Dem's L.A. Love Fest

I caught a few minutes of the Democratic “debate” last night, and some of the analysis on NPR this morning on my drive to work. I was glad to see that the candidates refused to take any serious snipes at each other. I suspect that what precipitated that is that McCain is now the presumptive nominee for the Republicans. He is the strongest opponent, precisely because I’m not alone in thinking that among the Republican candidates, he is the one I would prefer if we had to have another Republican President next. That is, a lot of moderate Republicans and Independents won’t cross away from him the way they would from Romney, Giuliani, or Huckabee. (We don’t, by the way. Have to have another Republican next in the White House, that is.)

So Obama and Clinton cooled the hostilities, and even didn’t dismiss a ticket pairing the two of them as P and VP.

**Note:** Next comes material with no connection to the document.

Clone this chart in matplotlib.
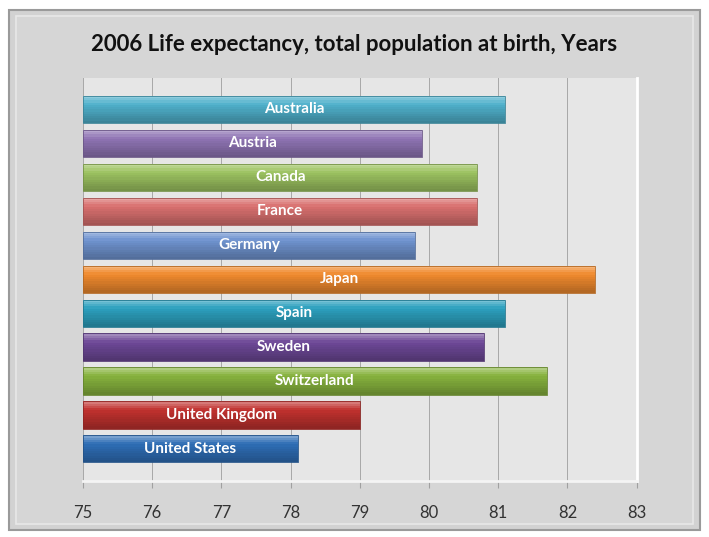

McCain won’t energize the evangelical Christians, so that will cost the Rep’s some votes, unless Hillary is at the top of the Dem ticket, then they’ll come out just to vote against her. I suppose it’s also possible that a third party far right Christian could appear and split some vote off from McCain, but they may be too savvy at this point for that (unlike the liberals, where Nader would still like to jump in).

If Obama is on the Dem. ticket at all I think he will energize a lot of young people and a lot of African Americans – both groups with a lot of folks who might not vote at all otherwise, so it is just a net gain, not a double gain where the votes are actually pulled away from the other party. To do that he needs to be at the top of the ticket, then the Religious Right may stay home on Election Day. That combination could swing some of the southern “red” states to the Dems, enough to counter the loss of a big swing state like Ohio or Florida should that happen, and it could if McCain picks up a bunch of independent middle-aged and older white male votes.

Hopefully Edwards will continue to pull energy into the Democratic electorate. He still needs a job, and while he isn’t exactly Bobby Kennedy, I’ve already heard speculation of his being appointed Attorney General.